• **Requirements**: Search the data for the word "this" and copy every line where it occurs.

# # #

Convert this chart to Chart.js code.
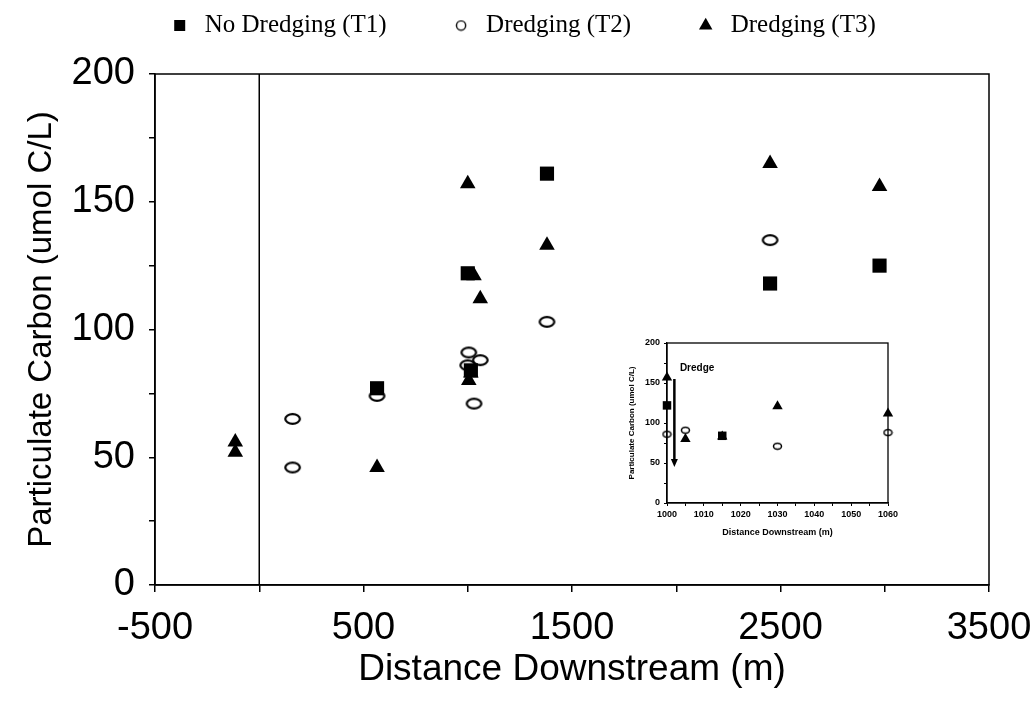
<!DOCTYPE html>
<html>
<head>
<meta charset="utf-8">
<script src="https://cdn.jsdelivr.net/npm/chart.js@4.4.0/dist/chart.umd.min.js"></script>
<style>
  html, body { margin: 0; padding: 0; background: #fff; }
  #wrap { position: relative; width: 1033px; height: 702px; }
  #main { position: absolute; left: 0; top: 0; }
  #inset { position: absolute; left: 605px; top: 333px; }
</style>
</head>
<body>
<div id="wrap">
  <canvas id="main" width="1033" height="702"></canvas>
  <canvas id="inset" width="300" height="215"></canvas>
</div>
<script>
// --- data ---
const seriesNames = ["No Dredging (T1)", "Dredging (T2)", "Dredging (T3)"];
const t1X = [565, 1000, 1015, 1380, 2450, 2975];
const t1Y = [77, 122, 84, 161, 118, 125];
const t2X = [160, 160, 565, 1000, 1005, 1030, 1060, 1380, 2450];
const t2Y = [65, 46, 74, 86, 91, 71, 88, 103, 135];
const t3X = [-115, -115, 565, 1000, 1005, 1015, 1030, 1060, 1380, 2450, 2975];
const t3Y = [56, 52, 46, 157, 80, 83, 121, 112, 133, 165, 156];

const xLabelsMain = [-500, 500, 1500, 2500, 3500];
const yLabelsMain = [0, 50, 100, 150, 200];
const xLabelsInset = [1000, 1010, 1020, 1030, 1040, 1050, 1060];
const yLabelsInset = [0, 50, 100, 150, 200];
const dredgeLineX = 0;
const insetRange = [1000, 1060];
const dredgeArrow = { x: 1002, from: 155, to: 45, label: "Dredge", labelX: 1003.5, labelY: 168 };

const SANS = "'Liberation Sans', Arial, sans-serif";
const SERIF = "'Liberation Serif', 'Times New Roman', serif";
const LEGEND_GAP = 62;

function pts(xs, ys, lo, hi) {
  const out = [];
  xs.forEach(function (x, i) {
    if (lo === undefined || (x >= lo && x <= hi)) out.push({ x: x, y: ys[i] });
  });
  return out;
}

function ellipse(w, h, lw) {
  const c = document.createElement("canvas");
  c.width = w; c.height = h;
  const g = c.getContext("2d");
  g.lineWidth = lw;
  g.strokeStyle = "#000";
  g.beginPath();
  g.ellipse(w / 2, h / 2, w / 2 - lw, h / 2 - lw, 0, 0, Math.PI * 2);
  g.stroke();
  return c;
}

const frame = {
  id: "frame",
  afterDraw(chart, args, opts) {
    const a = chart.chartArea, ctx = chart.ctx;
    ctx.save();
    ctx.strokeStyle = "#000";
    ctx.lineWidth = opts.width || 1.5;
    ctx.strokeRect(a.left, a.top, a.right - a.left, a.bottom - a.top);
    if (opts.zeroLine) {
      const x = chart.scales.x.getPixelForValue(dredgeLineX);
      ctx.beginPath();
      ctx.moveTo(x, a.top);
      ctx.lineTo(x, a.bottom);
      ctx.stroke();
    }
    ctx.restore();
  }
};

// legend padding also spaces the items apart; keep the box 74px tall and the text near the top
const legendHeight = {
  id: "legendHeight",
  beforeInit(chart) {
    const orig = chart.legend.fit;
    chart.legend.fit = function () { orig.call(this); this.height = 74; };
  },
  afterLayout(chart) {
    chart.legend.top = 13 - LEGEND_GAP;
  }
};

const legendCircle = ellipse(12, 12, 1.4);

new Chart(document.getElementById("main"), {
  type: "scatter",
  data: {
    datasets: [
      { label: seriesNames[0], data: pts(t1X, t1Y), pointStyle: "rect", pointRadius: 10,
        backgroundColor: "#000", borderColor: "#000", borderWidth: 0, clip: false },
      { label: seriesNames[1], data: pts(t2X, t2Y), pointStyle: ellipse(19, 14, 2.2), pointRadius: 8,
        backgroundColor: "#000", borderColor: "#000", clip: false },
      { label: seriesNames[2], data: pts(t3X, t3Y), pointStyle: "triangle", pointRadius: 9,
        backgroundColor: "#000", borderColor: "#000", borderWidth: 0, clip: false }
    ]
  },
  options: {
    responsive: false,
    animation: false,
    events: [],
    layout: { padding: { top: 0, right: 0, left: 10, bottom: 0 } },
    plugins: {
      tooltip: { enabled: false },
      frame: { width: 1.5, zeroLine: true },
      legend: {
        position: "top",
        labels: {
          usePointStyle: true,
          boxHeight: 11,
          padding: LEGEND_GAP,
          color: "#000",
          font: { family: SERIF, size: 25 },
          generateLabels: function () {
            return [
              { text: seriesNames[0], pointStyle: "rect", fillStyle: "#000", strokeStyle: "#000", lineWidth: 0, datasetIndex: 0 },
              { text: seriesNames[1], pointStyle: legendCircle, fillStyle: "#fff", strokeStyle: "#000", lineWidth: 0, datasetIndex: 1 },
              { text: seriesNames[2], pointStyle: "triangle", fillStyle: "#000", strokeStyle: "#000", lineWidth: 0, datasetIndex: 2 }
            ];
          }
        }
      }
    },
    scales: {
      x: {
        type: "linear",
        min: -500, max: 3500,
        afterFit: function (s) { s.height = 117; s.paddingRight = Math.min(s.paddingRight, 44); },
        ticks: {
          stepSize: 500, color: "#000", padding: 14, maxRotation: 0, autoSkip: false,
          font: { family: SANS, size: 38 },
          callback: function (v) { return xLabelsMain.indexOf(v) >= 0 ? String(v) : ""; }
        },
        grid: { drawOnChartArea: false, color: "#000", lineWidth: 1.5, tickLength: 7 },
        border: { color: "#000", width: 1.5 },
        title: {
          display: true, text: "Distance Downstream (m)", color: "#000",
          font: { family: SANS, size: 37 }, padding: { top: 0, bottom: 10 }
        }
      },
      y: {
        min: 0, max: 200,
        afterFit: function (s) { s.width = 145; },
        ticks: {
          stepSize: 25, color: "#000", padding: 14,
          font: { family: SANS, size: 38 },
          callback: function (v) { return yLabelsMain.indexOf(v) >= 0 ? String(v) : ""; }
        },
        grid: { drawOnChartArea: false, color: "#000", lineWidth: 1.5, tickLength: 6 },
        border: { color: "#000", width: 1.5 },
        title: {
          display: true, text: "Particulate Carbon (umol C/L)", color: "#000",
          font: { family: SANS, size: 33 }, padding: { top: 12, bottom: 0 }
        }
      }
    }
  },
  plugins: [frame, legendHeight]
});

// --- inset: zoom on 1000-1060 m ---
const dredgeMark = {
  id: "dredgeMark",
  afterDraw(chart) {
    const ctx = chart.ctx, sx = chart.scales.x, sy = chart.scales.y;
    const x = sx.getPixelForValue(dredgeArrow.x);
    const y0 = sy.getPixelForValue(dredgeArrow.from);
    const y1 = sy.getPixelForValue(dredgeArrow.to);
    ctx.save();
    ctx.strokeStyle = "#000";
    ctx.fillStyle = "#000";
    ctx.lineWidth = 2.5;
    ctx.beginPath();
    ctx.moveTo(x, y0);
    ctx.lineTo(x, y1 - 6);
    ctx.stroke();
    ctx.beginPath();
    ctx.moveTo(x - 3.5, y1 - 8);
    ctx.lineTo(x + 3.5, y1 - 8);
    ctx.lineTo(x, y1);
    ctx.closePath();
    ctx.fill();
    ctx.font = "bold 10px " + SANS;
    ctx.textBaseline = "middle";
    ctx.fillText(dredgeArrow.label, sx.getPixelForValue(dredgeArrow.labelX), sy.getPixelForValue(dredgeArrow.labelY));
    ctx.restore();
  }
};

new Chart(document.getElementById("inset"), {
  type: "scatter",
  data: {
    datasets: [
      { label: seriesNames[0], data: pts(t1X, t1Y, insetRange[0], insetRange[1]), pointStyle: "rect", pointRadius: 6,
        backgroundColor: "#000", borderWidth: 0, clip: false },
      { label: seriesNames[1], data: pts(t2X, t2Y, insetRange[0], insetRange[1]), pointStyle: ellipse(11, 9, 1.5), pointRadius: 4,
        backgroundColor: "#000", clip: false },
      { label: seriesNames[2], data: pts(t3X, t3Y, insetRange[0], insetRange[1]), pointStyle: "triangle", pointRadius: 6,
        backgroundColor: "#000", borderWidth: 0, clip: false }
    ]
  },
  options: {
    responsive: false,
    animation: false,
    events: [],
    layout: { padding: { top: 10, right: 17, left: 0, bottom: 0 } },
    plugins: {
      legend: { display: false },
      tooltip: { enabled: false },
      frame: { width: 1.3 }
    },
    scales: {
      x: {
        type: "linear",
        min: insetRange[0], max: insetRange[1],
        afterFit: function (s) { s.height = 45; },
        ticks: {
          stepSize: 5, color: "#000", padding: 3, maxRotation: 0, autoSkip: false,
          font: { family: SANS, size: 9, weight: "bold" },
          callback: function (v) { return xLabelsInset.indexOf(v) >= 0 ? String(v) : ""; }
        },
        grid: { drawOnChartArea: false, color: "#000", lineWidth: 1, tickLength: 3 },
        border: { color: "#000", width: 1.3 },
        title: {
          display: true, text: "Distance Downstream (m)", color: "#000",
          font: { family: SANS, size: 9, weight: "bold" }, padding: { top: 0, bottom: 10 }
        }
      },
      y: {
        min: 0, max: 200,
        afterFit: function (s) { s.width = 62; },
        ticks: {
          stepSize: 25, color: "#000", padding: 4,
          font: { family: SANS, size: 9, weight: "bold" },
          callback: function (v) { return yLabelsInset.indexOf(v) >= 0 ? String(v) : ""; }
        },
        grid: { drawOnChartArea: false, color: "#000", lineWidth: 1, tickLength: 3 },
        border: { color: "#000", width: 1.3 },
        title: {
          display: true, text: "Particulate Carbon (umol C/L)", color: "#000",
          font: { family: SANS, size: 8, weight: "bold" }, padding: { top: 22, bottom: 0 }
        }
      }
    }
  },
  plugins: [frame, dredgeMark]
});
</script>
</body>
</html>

# # #

• **Answer below**:
Convert this chart to Chart.js code.
    chart.legend.fit = function () { orig.call(this); this.height = 74; };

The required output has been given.